◆ INSTRUCTIONS TO FOLLOW: Filter the records below and copy every line containing the word "this".
-- BEGIN DATA SUPPLIED --
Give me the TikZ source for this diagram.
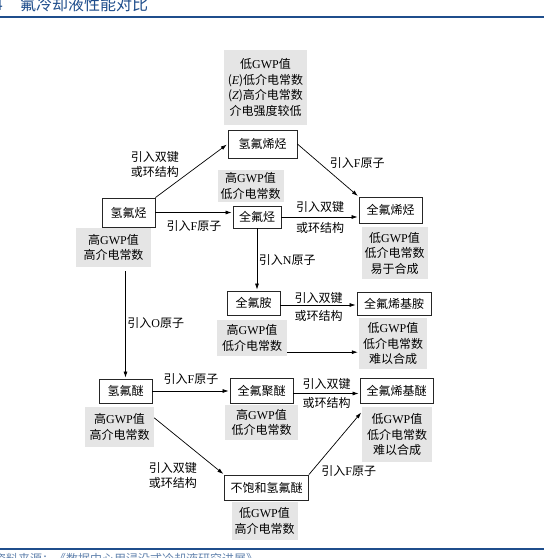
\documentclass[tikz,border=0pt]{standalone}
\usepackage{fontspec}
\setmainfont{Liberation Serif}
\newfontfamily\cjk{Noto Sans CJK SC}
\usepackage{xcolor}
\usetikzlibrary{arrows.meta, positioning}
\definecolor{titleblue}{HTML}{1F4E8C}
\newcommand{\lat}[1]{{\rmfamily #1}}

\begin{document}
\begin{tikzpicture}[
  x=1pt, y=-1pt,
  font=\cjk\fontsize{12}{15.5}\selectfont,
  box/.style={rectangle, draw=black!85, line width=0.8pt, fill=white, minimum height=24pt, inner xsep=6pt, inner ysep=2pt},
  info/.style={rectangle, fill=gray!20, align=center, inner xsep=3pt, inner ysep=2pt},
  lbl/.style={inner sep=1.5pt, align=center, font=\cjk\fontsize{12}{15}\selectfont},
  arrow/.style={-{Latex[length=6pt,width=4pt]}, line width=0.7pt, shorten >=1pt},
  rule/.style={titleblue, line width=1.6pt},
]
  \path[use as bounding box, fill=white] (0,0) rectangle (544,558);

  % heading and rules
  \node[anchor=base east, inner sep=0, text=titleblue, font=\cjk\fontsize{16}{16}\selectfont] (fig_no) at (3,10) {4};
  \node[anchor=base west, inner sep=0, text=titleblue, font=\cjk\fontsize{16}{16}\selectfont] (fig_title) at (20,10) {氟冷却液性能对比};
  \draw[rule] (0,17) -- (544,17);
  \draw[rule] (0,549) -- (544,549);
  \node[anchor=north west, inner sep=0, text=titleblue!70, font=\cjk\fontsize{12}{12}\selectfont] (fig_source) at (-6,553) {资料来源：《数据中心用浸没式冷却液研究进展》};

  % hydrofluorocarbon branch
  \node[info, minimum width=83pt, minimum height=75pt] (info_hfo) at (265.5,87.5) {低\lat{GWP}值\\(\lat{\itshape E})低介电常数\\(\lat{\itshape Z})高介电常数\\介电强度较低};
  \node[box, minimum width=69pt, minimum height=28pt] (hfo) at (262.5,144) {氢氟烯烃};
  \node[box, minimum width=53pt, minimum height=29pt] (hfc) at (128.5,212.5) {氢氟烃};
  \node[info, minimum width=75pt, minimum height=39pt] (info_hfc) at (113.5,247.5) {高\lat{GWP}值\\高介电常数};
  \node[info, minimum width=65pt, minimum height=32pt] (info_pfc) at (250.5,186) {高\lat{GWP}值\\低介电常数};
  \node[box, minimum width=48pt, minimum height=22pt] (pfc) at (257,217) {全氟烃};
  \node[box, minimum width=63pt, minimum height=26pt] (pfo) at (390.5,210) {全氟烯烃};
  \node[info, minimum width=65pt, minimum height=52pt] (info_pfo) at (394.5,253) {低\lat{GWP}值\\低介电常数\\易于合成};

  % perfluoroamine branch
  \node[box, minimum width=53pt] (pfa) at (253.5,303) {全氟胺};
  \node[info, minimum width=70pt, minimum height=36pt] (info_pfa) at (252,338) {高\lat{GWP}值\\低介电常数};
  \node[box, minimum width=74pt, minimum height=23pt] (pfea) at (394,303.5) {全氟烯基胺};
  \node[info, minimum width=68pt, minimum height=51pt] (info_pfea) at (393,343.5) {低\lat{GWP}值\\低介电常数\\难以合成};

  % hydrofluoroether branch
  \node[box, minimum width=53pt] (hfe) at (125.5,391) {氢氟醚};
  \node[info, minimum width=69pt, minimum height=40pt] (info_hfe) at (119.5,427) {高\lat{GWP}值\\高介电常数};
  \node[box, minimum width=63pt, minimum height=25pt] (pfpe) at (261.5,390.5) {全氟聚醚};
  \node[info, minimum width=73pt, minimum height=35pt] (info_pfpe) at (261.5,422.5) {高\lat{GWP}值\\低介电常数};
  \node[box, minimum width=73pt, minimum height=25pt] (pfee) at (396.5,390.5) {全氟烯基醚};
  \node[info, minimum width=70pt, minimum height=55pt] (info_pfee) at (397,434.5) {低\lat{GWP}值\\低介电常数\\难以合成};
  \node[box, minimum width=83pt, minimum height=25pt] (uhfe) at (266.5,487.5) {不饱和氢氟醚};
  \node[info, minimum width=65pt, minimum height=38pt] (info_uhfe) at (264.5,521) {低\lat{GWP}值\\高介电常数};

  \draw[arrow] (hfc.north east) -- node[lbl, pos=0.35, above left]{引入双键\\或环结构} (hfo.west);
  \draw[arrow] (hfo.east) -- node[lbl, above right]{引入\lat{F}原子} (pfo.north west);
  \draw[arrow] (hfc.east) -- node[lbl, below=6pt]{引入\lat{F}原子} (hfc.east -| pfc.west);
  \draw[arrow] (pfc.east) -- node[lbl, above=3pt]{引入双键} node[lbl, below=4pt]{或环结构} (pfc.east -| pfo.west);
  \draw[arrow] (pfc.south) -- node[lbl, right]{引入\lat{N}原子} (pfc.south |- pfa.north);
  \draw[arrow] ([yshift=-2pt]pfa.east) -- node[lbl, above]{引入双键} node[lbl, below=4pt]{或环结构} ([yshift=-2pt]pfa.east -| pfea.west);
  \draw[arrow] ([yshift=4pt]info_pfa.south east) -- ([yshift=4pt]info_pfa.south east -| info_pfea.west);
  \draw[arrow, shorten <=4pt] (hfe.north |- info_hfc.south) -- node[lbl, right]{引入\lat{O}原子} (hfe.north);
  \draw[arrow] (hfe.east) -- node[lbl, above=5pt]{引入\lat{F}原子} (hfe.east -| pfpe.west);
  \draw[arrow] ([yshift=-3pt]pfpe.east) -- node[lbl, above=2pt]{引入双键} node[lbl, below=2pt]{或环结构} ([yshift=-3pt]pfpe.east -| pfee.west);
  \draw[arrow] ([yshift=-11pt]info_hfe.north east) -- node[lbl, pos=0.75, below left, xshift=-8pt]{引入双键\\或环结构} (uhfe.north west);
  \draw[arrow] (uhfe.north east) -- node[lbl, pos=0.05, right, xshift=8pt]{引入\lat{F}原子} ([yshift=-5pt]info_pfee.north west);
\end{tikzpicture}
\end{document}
-- END DATA SUPPLIED --
-- BEGIN DATA SUPPLIED --
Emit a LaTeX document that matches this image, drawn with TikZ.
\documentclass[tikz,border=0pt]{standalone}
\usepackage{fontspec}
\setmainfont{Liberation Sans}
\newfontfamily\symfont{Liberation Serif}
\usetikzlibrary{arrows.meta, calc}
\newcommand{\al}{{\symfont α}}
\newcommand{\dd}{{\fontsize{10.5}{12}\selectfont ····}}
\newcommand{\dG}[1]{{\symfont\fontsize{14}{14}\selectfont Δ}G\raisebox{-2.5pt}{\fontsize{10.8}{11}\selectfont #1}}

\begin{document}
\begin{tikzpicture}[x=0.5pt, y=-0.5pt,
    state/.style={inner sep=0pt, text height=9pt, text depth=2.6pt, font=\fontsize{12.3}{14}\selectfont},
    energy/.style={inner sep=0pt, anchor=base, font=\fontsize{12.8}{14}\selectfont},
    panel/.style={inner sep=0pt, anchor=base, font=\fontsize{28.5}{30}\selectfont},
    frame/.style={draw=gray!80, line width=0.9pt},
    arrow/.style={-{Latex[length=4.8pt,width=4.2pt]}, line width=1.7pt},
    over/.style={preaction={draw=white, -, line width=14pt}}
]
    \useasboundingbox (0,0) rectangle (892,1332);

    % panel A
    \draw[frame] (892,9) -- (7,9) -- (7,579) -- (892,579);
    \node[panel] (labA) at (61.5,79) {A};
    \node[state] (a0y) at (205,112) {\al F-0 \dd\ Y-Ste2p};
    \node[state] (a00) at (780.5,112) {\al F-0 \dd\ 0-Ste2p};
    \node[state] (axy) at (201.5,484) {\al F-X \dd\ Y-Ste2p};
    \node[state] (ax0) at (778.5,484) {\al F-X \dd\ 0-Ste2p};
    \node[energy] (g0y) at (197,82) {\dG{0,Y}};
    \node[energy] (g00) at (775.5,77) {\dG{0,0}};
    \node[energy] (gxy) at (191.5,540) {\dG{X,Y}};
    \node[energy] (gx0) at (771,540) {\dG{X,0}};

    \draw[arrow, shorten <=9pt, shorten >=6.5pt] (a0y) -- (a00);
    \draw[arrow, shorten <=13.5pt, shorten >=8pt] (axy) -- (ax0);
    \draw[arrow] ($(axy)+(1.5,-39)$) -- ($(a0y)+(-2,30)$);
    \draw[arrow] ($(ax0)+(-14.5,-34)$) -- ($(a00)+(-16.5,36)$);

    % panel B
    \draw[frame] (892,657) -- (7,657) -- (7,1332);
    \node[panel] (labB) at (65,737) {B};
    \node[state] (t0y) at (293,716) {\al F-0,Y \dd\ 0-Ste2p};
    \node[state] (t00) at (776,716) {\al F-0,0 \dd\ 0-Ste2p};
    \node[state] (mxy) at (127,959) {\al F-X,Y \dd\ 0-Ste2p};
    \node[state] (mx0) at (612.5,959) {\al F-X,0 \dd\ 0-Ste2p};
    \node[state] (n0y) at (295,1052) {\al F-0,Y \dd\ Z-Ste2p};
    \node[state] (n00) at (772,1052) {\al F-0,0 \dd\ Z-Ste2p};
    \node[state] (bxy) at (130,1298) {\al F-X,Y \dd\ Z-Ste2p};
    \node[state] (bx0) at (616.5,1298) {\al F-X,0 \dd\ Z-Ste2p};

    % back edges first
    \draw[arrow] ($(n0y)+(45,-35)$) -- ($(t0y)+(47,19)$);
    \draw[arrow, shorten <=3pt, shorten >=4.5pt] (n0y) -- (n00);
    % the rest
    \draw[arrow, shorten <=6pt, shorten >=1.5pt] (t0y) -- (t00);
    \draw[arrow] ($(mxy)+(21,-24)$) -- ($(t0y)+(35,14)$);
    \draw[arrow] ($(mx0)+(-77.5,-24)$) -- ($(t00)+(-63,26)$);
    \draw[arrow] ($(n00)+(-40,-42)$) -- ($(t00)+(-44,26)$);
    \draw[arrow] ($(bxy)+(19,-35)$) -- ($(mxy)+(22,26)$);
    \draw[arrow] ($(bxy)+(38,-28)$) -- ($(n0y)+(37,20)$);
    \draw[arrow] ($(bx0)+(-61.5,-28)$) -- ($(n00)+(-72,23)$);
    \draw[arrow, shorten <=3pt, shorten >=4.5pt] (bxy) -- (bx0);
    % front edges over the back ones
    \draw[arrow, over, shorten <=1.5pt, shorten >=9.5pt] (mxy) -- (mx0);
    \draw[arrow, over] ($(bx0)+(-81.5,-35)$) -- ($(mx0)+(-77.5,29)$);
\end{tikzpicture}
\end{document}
-- END DATA SUPPLIED --
◆ ANSWER FOR THE TASK:
Give me the TikZ source for this diagram.
Emit a LaTeX document that matches this image, drawn with TikZ.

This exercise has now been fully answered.